= Winfield Myers =

American conservative journalist (born 1960)

Winfield Jefferson Myers (born June 23, 1960) is a conservative journalist working at the Middle East Forum, a think tank in Philadelphia, Pennsylvania.

==Early life==
Winfield Myers was born in LaFayette, Georgia and graduated from Lafayette High School in 1978. He went to Young Harris College where he met his future wife, Dena Gilbert. He received an A.A. degree in 1980, then attended the University of Georgia where he earned a B.A. in 1982 and M.A. in 1984, both in History. He attended graduate school at the University of Michigan and Tulane University.

==Career==
His academic interests included history, higher education, culture, politics and foreign policy.

===Teaching===
While working on graduate degrees, Myers taught on the Great Books and Renaissance history at Michigan; world history at Xavier University of Louisiana; medieval history at Tulane; and early modern history and the philosophy of history at Georgia.

===Administration===
Myers works at the Middle East Forum where he is director of both Campus Watch and Academic Affairs in Philadelphia. Formerly, he was at the American Enterprise Institute where he was managing editor of the monthly magazine, The American Enterprise from their Washington, D.C. office.

===Publications===
As former CEO of The Democracy Project, Myers is editor of the conservative guide, Choosing the Right College, that included an introduction by former Secretary of Education William Bennett, and past editor of the publication, ISI Study Guides to the Liberal Arts.
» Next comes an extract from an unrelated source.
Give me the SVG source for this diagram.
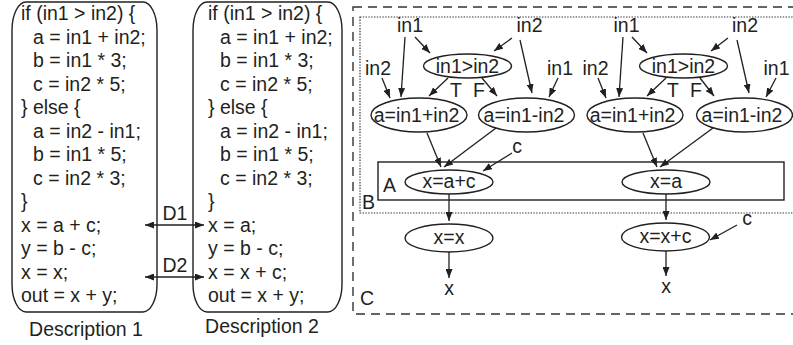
<svg xmlns="http://www.w3.org/2000/svg" width="793" height="345" viewBox="0 0 793 345">
  <style>
    text { font-family: "Liberation Sans", Arial, sans-serif; font-size: 19.5px; fill: #231f20; }
    .mid { text-anchor: middle; }
    .box { fill: none; stroke: #231f20; stroke-width: 1.4; }
    .node ellipse { fill: #fff; stroke: #231f20; stroke-width: 1.4; }
    .edge { fill: none; stroke: #231f20; stroke-width: 1.3; marker-end: url(#ah); }
    .dbl { marker-start: url(#ah); }
    .regionC { fill: none; stroke: #333; stroke-width: 1.4; stroke-dasharray: 9 6; }
    .regionB { fill: none; stroke: #333; stroke-width: 1.2; stroke-dasharray: 1.4 1.4; }
  </style>
  <defs>
    <marker id="ah" viewBox="0 0 9 7" refX="9" refY="3.5" markerWidth="9" markerHeight="7" markerUnits="userSpaceOnUse" orient="auto-start-reverse">
      <path d="M0,0 L9,3.5 L0,7 z" fill="#231f20"/>
    </marker>
  </defs>

  <!-- Source code of the two descriptions -->
  <g id="description1">
    <path class="box" d="M26,2 H143 A14,28 0 0 1 157,30 V284 A14,28 0 0 1 143,312 H26 A14,28 0 0 1 12,284 V30 A14,28 0 0 1 26,2 Z"/>
    <text x="21" y="20">if (in1 &gt; in2) {
      <tspan x="33" dy="23.5">a = in1 + in2;</tspan>
      <tspan x="33" dy="23.5">b = in1 * 3;</tspan>
      <tspan x="33" dy="23.5">c = in2 * 5;</tspan>
      <tspan x="21" dy="23.5">} else {</tspan>
      <tspan x="33" dy="23.5">a = in2 - in1;</tspan>
      <tspan x="33" dy="23.5">b = in1 * 5;</tspan>
      <tspan x="33" dy="23.5">c = in2 * 3;</tspan>
      <tspan x="21" dy="23.5">}</tspan>
      <tspan x="21" dy="23.5">x = a + c;</tspan>
      <tspan x="21" dy="23.5">y = b - c;</tspan>
      <tspan x="21" dy="23.5">x = x;</tspan>
      <tspan x="21" dy="23.5">out = x + y;</tspan>
    </text>
    <text class="mid" x="86" y="336">Description 1</text>
  </g>

  <g id="description2">
    <path class="box" d="M207,2 H328 A14,28 0 0 1 342,30 V284 A14,28 0 0 1 328,312 H207 A14,28 0 0 1 193,284 V30 A14,28 0 0 1 207,2 Z"/>
    <text x="208" y="20">if (in1 &gt; in2) {
      <tspan x="220" dy="23.5">a = in1 + in2;</tspan>
      <tspan x="220" dy="23.5">b = in1 * 3;</tspan>
      <tspan x="220" dy="23.5">c = in2 * 5;</tspan>
      <tspan x="208" dy="23.5">} else {</tspan>
      <tspan x="220" dy="23.5">a = in2 - in1;</tspan>
      <tspan x="220" dy="23.5">b = in1 * 5;</tspan>
      <tspan x="220" dy="23.5">c = in2 * 3;</tspan>
      <tspan x="208" dy="23.5">}</tspan>
      <tspan x="208" dy="23.5">x = a;</tspan>
      <tspan x="208" dy="23.5">y = b - c;</tspan>
      <tspan x="208" dy="23.5">x = x + c;</tspan>
      <tspan x="208" dy="23.5">out = x + y;</tspan>
    </text>
    <text class="mid" x="262" y="333">Description 2</text>
  </g>

  <!-- Nested regions C (dashed), B (dotted), A (solid) -->
  <g id="regions">
    <rect class="regionC" x="353" y="7" width="460" height="307"/>
    <rect class="regionB" x="360" y="17" width="450" height="196"/>
    <rect class="box" x="378" y="162" width="406" height="38"/>
    <text x="383" y="192">A</text>
    <text x="362" y="209">B</text>
    <text x="360" y="305">C</text>
  </g>

  <!-- Left data-flow graph -->
  <g id="in1_top_L" class="node"><text class="mid" x="410" y="32">in1</text></g>
  <g id="in2_top_L" class="node"><text class="mid" x="529.5" y="32">in2</text></g>
  <g id="in2_side_L" class="node"><text class="mid" x="378" y="75">in2</text></g>
  <g id="in1_side_L" class="node"><text class="mid" x="560" y="75">in1</text></g>
  <g id="cmp_L" class="node">
    <ellipse cx="467.5" cy="66" rx="44" ry="12"/>
    <text class="mid" x="467.5" y="73">in1&gt;in2</text>
  </g>
  <g id="add_L" class="node">
    <ellipse cx="419" cy="115" rx="48" ry="17"/>
    <text class="mid" x="416.5" y="122">a=in1+in2</text>
  </g>
  <g id="sub_L" class="node">
    <ellipse cx="526.5" cy="115" rx="48" ry="17"/>
    <text class="mid" x="524" y="122">a=in1-in2</text>
  </g>
  <g id="xac" class="node">
    <ellipse cx="449" cy="182" rx="44" ry="12"/>
    <text class="mid" x="449" y="188">x=a+c</text>
  </g>
  <g id="c_L" class="node"><text class="mid" x="517" y="153">c</text></g>
  <g id="xx" class="node">
    <ellipse cx="449" cy="238" rx="44" ry="14"/>
    <text class="mid" x="449" y="244">x=x</text>
  </g>
  <g id="out_L" class="node"><text class="mid" x="449" y="295">x</text></g>

  <!-- Right data-flow graph -->
  <g id="in1_top_R" class="node"><text class="mid" x="626.5" y="32">in1</text></g>
  <g id="in2_top_R" class="node"><text class="mid" x="745" y="32">in2</text></g>
  <g id="in2_side_R" class="node"><text class="mid" x="595.5" y="75">in2</text></g>
  <g id="in1_side_R" class="node"><text class="mid" x="776.5" y="75">in1</text></g>
  <g id="cmp_R" class="node">
    <ellipse cx="683.5" cy="66" rx="44" ry="12"/>
    <text class="mid" x="683.5" y="73">in1&gt;in2</text>
  </g>
  <g id="add_R" class="node">
    <ellipse cx="635" cy="115" rx="48" ry="17"/>
    <text class="mid" x="632.5" y="122">a=in1+in2</text>
  </g>
  <g id="sub_R" class="node">
    <ellipse cx="744.5" cy="115" rx="48" ry="17"/>
    <text class="mid" x="742" y="122">a=in1-in2</text>
  </g>
  <g id="xa" class="node">
    <ellipse cx="666" cy="182" rx="44" ry="12"/>
    <text class="mid" x="666" y="188">x=a</text>
  </g>
  <g id="xxc" class="node">
    <ellipse cx="665.5" cy="237" rx="44" ry="14"/>
    <text class="mid" x="665.5" y="243">x=x+c</text>
  </g>
  <g id="c_R" class="node"><text class="mid" x="747" y="225">c</text></g>
  <g id="out_R" class="node"><text class="mid" x="666" y="293">x</text></g>

  <!-- Connectors -->
  <g id="connectors">
    <!-- correspondences between the descriptions -->
    <line class="edge dbl" x1="145" y1="225" x2="204" y2="225"/>
    <text class="mid" x="175" y="220">D1</text>
    <line class="edge dbl" x1="145" y1="277" x2="204" y2="277"/>
    <text class="mid" x="175" y="272">D2</text>

    <!-- left graph -->
    <line class="edge" x1="405" y1="37" x2="401" y2="97"/>
    <line class="edge" x1="415" y1="37" x2="430" y2="53"/>
    <line class="edge" x1="512" y1="38" x2="494" y2="51"/>
    <line class="edge" x1="520" y1="40" x2="532" y2="93"/>
    <line class="edge" x1="382" y1="78" x2="390" y2="98"/>
    <line class="edge" x1="558" y1="78" x2="549" y2="97"/>
    <line class="edge" x1="448" y1="78" x2="429" y2="96"/>
    <text x="450" y="97">T</text>
    <line class="edge" x1="482" y1="78" x2="497" y2="96"/>
    <text x="473" y="97">F</text>
    <line class="edge" x1="427" y1="133" x2="441" y2="167"/>
    <line class="edge" x1="496" y1="128" x2="444" y2="167"/>
    <line class="edge" x1="512" y1="153" x2="483" y2="171"/>
    <line class="edge" x1="449" y1="194" x2="449" y2="221"/>
    <line class="edge" x1="449" y1="252" x2="449" y2="278"/>

    <!-- right graph -->
    <line class="edge" x1="623" y1="37" x2="619" y2="97"/>
    <line class="edge" x1="632" y1="37" x2="647" y2="53"/>
    <line class="edge" x1="728" y1="38" x2="711" y2="51"/>
    <line class="edge" x1="737" y1="40" x2="749" y2="93"/>
    <line class="edge" x1="598" y1="78" x2="606" y2="98"/>
    <line class="edge" x1="776" y1="78" x2="766" y2="97"/>
    <line class="edge" x1="666" y1="78" x2="647" y2="96"/>
    <text x="667" y="97">T</text>
    <line class="edge" x1="700" y1="78" x2="714" y2="96"/>
    <text x="690" y="97">F</text>
    <line class="edge" x1="643" y1="133" x2="657" y2="167"/>
    <line class="edge" x1="713" y1="128" x2="660" y2="167"/>
    <line class="edge" x1="666" y1="194" x2="666" y2="220"/>
    <line class="edge" x1="737" y1="225" x2="710" y2="240"/>
    <line class="edge" x1="666" y1="251" x2="666" y2="276"/>
  </g>
</svg>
He was also senior editor of two conservative publications, Campus magazine and the Intercollegiate Review. Additionally, he authored the pamphlet for parents and students, “Asking the Right Questions in Choosing a College”.

===Writings===
His writings have been featured in The Wall Street Journal, Miami Herald, National Review Online, The Providence Journal, The Weekly Standard, FrontPage Magazine, The Washington Times, American Outlook, Washington Examiner, American Thinker, and Insight Magazine.

===Appearances===
He has appeared as an educational pundit on numerous radio and television shows including BBC, Radio New Zealand, Fox & Friends on Fox News, local Fox networks, PAX TV, Australian SBS TV and CBN-TV.

==Personal life==
Myers and his wife have lived in Rome, Georgia since 2008.